Tunisia's left seeks independent profile in election

Submitted by Matthew on 5 October, 2011 - 10:19

Oussama, an activist of the LGO (Workers’ Left League) in Tunisia, spoke to Solidarity in September about the 23 October election for a Constituent Assembly in Tunisia. It follows the fall on 14 January this year of the old dictatorship of Zine El Abidine Ben Ali.

The “High Instance” [a sort of government advisory council] has declared that political publicity is forbidden — posters, TV, etc.

The law has created some ridiculous situations. The other day two activists of the PCOT [Worker-Communist Party, a group looking to the late Albanian leader Enver Hoxha] were painting “PCOT” on a wall. They were arrested. In front of the courthouse there was a poster for another political party!

The PCOT mobilised and they were released. Generally, when someone paints on a wall, they get arrested, but those who spend millions of dinars on advertising don’t get arrested.

The LGO has been refused its visa to participate in the elections, and so our candidates will stand as “independents”. The LGO was said to have a political programme too similar to that of the [liberal, pro-capitalist] PDP, and so, under the categories of Ben Ali’s [the old regime’s] law, to be illegitimate. But we are a Marxist, Trotskyist party!

ATTAC, the campaign against Tunisia’s debt, is run by a member of our Political Bureau. ATTAC was refused the right to hold a demonstration straight after the refusal of a visa for the LGO.

Everyone is saying, “wait for the Constituent Assembly”. We are saying that the Assembly will not sort out all the social problems. Of course the democratic rights we have won are a real achievement — but we will have to wait and see how real and solid they turn out to be.

Mainstream political parties say that they will fight corruption. But the real problem is the whole system which, with or without democracy, reproduces the same inequalities everywhere.

There is a sort of democracy here, but there are plenty of completely undemocratic practices going on.

The Islamists [the Nahda party] remind me of the practices of the Nazi party. They take over clubs. For example, the sport club in my neighbourhood has been taken over by the Islamists. If you don’t agree with them, they declare you an enemy of Islam and they start hassling you.

Recently an independent leftwing lawyer, Abdel Aziz Mzoughi, was beaten up because he criticised them.

The electoral system does not allow anyone to get an absolute majority. Nahda are saying that they have the right to win a majority nevertheless.

They are a right-wing conservative capitalist party.

They were disappointed by the visit of the Turkish prime minister because he said in a speech that secularism is the only guarantee of freedom.

As for the radical left, our perspectives for these elections are not good. Public opinion is not very political, so there is a perception that the leftwing activists are troublemakers.

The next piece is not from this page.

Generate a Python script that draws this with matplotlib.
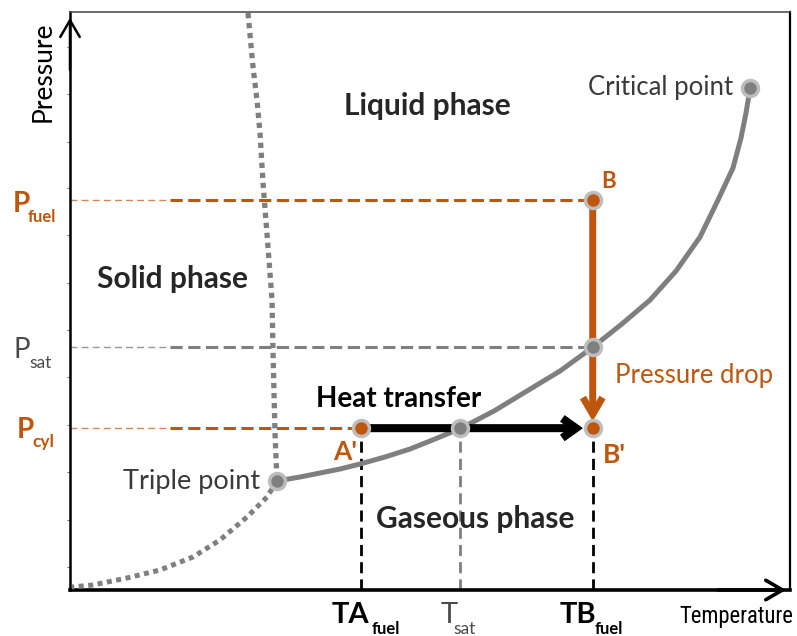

We have to provide an active opposition within the Assembly. We have to make sure that people mobilise for their rights. Even if we make the nicest constitution in the world on paper, we need to fight for our rights.

Insofar as there are local revolutionary committees still, there are all sorts within them. Some are controlled by counter-revolutionaries like the Islamists or ex-members of the RCD [Ben Ali’s party]. A militia called Hammam-lif, which works for Nahda, runs some of these committees.

The UGTT [the main union federation] has been less visible. It is competing with new unions which have arrived on the scene — the CGTT and the UTT. Some strikes take place mainly as demonstrations of the relative strength of the different unions and a means of establishing their authority.

In recent negotiations, capitalists and the government said that they wanted to negotiate only with the UGTT.

In the elections, I think the UGTT will tend to support independent trade union candidates rather than other lists.

I find that having a plurality of trade unions, like the plurality of political parties, is only a good thing. But the leader of the UTT is known to have a very bad, pro-Ben Ali past. How can someone like that claim to be able to represent people?

It risks dividing workers into several organisations, but it’s important to remove the monopoly of a single union centre.

The leaders of the official union centre also have a bad past, and we should remember that it was the regional union offices, not the union centre, which led the revolution.

The 14 January Front [a left coalition formed after 14 January] has fallen apart. The Democratic Patriots and the National Labour Party have withdrawn because they want to be present on all the electoral lists. Each component party wanted to have its own independent propaganda and profile.

How to recompose a working-class pole in politics? I think it will take place via the trade unions, including the new ones. But we will have to see after the elections to get an idea of where the real weight lies.

Workers are dispersed! Some are in the Islamist and liberal parties. It is difficult to speak clearly of a unified working-class politics. In order to constitute that it will be a labour of some years

The revolutionary process is ongoing. We will have to make sure that we are there, visible, defending the interests of the mass of workers and making the difference between ourselves and the other political parties clear to workers.

What complicates the picture is that most political parties take up in a vague way the “left-wing” slogans that have been raised by the left in universities for nearly ten years.

Even capitalists speak of redistribution of wealth, and Islamists speak of secularism. The language of the revolution is being debased.